_Exercise material_.
──────────
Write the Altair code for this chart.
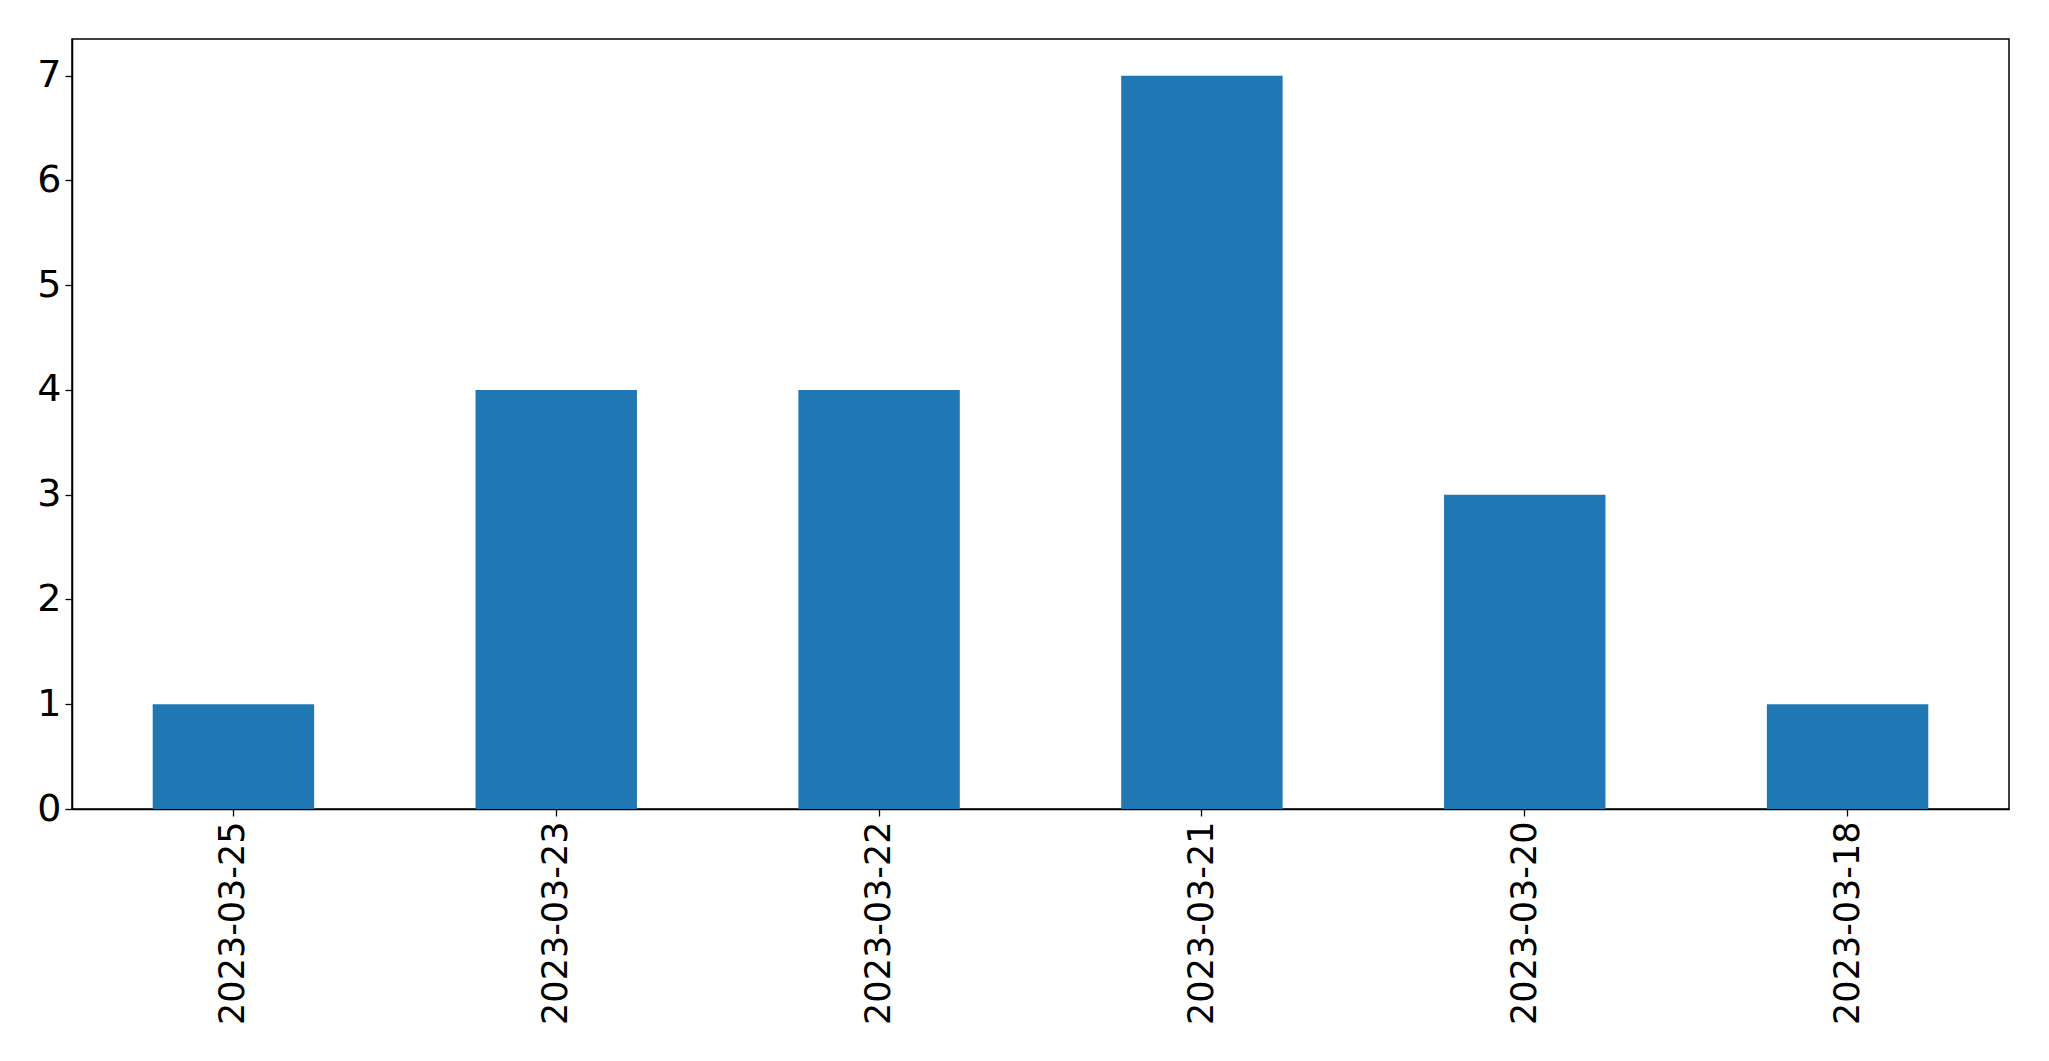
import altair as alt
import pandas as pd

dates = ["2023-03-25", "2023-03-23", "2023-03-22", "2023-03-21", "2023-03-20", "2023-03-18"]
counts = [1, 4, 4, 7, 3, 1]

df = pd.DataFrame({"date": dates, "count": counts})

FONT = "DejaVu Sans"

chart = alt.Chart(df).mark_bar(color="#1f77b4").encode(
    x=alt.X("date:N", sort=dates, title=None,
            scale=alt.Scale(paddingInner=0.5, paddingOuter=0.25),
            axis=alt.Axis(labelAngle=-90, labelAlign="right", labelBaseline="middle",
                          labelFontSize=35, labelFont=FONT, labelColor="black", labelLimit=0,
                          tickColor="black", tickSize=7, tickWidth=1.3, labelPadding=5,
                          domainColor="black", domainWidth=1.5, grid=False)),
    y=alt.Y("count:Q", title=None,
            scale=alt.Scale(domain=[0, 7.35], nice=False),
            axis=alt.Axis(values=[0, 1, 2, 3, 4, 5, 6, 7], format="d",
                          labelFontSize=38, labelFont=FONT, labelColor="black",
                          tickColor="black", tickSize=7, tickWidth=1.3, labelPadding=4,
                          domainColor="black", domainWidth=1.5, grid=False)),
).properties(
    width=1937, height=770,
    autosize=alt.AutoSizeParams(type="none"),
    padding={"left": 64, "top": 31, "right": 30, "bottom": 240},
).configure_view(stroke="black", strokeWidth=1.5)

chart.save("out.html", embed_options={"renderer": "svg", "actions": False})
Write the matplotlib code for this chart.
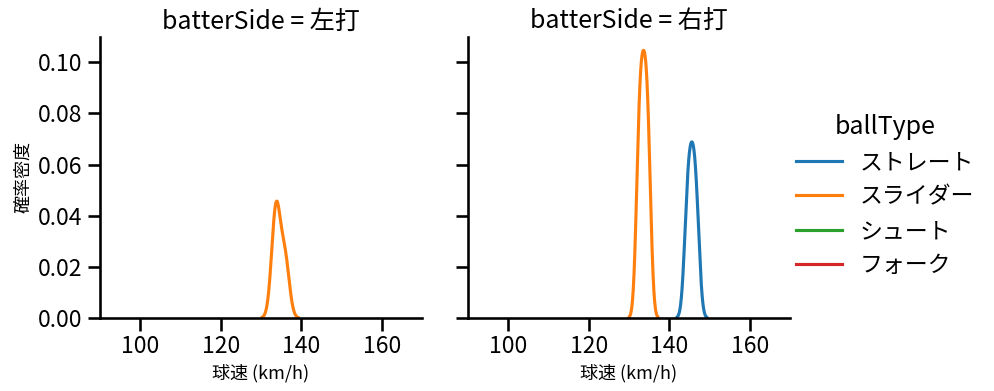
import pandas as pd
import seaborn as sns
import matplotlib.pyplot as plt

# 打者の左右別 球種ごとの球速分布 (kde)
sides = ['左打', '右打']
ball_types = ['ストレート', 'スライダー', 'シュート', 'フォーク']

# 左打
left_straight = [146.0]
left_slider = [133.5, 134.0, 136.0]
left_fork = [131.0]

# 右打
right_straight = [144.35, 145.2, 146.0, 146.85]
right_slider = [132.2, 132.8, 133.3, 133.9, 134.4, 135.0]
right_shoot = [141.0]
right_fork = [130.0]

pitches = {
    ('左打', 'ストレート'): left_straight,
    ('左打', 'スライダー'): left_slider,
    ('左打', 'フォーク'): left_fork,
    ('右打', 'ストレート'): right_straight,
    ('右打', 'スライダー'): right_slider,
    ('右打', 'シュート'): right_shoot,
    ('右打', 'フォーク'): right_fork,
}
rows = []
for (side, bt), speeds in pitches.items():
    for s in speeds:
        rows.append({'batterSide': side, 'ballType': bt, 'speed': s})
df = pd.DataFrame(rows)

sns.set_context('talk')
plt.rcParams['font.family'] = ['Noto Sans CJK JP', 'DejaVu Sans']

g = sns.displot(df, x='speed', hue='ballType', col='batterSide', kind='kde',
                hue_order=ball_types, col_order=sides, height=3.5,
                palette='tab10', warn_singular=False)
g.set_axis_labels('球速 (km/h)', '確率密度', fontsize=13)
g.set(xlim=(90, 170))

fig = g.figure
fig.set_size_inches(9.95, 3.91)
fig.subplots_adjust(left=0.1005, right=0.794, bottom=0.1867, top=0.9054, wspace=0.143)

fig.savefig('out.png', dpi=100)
──────────
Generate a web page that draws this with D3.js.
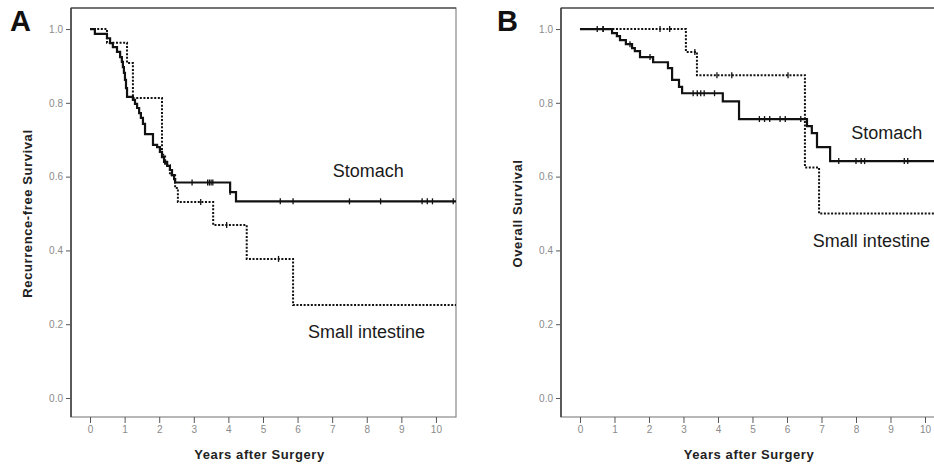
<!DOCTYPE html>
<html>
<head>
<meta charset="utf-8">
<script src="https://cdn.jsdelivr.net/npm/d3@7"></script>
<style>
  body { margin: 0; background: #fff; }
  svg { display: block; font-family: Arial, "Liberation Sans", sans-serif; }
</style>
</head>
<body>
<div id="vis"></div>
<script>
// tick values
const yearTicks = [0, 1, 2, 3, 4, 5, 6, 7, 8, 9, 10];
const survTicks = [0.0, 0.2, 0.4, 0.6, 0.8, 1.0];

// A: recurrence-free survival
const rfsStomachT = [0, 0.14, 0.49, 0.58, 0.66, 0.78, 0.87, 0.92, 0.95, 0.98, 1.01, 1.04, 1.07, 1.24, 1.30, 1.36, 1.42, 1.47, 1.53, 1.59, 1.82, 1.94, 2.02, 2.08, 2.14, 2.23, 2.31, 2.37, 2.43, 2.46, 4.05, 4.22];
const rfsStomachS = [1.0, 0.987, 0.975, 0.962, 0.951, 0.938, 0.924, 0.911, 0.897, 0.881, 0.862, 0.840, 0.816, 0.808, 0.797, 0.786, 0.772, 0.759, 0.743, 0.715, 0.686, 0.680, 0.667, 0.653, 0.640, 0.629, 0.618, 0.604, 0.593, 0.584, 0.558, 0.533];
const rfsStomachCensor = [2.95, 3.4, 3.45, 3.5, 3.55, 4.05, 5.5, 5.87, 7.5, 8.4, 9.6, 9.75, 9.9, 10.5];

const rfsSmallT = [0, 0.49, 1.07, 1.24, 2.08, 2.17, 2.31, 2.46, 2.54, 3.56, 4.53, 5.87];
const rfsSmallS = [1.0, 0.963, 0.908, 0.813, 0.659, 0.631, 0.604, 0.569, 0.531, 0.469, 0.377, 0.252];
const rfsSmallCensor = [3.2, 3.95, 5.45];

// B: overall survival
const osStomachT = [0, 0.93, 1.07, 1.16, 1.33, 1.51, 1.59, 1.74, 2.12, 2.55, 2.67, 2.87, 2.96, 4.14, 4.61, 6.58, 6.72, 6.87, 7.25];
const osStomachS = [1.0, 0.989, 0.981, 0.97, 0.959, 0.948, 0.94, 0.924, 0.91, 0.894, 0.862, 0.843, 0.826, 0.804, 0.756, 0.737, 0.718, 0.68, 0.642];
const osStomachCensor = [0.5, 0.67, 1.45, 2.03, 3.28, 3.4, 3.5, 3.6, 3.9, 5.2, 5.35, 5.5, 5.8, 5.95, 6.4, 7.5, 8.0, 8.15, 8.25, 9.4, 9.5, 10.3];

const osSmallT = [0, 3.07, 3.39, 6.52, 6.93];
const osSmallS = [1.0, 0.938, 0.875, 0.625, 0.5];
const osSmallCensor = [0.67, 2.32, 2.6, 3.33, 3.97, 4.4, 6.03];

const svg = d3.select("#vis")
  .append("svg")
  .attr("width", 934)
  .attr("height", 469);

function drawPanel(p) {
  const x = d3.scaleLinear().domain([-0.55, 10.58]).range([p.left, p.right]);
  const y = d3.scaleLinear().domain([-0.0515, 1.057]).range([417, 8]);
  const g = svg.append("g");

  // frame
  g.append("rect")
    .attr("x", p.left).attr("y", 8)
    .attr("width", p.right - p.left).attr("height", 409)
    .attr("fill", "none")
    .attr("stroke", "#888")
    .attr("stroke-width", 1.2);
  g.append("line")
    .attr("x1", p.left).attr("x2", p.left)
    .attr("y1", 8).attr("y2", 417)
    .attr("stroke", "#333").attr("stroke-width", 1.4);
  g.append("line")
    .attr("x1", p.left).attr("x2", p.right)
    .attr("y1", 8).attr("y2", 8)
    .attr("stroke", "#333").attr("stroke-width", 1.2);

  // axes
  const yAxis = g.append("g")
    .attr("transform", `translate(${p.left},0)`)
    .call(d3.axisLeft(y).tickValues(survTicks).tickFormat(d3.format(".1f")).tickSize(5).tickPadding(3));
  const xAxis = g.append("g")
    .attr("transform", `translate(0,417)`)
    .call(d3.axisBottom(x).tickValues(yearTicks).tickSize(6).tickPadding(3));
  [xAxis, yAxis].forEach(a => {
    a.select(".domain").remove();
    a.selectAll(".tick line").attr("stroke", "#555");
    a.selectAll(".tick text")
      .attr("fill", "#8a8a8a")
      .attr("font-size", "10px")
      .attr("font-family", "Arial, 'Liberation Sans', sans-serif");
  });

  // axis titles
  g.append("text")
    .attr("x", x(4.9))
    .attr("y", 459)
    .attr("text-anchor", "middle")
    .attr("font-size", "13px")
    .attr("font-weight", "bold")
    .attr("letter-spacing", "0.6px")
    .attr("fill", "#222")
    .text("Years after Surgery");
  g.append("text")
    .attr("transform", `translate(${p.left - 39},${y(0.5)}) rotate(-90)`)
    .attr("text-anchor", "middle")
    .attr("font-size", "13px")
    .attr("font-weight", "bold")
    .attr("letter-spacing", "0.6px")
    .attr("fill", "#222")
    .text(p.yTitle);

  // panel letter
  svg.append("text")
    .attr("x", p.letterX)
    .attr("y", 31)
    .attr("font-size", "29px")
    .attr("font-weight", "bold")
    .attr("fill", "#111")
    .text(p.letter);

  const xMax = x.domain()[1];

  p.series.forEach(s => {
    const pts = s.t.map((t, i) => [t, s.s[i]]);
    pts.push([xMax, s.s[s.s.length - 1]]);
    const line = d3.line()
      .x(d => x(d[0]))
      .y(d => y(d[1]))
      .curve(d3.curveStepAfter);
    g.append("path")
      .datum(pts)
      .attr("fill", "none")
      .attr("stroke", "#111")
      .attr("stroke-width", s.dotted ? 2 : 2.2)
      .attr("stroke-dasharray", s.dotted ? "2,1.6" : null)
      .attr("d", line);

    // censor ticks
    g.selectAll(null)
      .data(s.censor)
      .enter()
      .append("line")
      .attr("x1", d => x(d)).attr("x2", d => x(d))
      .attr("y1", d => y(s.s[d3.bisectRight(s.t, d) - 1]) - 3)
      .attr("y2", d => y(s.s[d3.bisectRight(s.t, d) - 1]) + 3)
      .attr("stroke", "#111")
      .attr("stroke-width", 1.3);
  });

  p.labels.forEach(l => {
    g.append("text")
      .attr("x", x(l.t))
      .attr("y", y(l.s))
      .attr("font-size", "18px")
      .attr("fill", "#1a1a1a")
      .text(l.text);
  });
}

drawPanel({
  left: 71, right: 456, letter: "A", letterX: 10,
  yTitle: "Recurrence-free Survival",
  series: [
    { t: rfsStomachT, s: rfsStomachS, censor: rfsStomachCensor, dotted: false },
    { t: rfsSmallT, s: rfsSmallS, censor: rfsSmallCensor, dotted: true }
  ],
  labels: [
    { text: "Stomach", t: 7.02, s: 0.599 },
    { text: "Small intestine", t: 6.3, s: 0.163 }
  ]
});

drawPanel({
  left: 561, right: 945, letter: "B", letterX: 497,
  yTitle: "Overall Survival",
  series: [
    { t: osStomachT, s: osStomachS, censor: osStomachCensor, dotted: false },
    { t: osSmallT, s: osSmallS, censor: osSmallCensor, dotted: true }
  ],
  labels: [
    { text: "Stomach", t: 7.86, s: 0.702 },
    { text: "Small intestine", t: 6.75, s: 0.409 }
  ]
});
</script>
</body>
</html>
──────────
_Exercise brief_. Print exactly what appears from the line holding "Write the Altair code for this chart." down to the line holding "right_fork = [130.0]", both ends kept, leaving out the pictures.

_Reply_.
Write the Altair code for this chart.
import altair as alt
import pandas as pd

dates = ["2023-03-25", "2023-03-23", "2023-03-22", "2023-03-21", "2023-03-20", "2023-03-18"]
counts = [1, 4, 4, 7, 3, 1]

df = pd.DataFrame({"date": dates, "count": counts})

FONT = "DejaVu Sans"

chart = alt.Chart(df).mark_bar(color="#1f77b4").encode(
    x=alt.X("date:N", sort=dates, title=None,
            scale=alt.Scale(paddingInner=0.5, paddingOuter=0.25),
            axis=alt.Axis(labelAngle=-90, labelAlign="right", labelBaseline="middle",
                          labelFontSize=35, labelFont=FONT, labelColor="black", labelLimit=0,
                          tickColor="black", tickSize=7, tickWidth=1.3, labelPadding=5,
                          domainColor="black", domainWidth=1.5, grid=False)),
    y=alt.Y("count:Q", title=None,
            scale=alt.Scale(domain=[0, 7.35], nice=False),
            axis=alt.Axis(values=[0, 1, 2, 3, 4, 5, 6, 7], format="d",
                          labelFontSize=38, labelFont=FONT, labelColor="black",
                          tickColor="black", tickSize=7, tickWidth=1.3, labelPadding=4,
                          domainColor="black", domainWidth=1.5, grid=False)),
).properties(
    width=1937, height=770,
    autosize=alt.AutoSizeParams(type="none"),
    padding={"left": 64, "top": 31, "right": 30, "bottom": 240},
).configure_view(stroke="black", strokeWidth=1.5)

chart.save("out.html", embed_options={"renderer": "svg", "actions": False})
Write the matplotlib code for this chart.
import pandas as pd
import seaborn as sns
import matplotlib.pyplot as plt

# 打者の左右別 球種ごとの球速分布 (kde)
sides = ['左打', '右打']
ball_types = ['ストレート', 'スライダー', 'シュート', 'フォーク']

# 左打
left_straight = [146.0]
left_slider = [133.5, 134.0, 136.0]
left_fork = [131.0]

# 右打
right_straight = [144.35, 145.2, 146.0, 146.85]
right_slider = [132.2, 132.8, 133.3, 133.9, 134.4, 135.0]
right_shoot = [141.0]
right_fork = [130.0]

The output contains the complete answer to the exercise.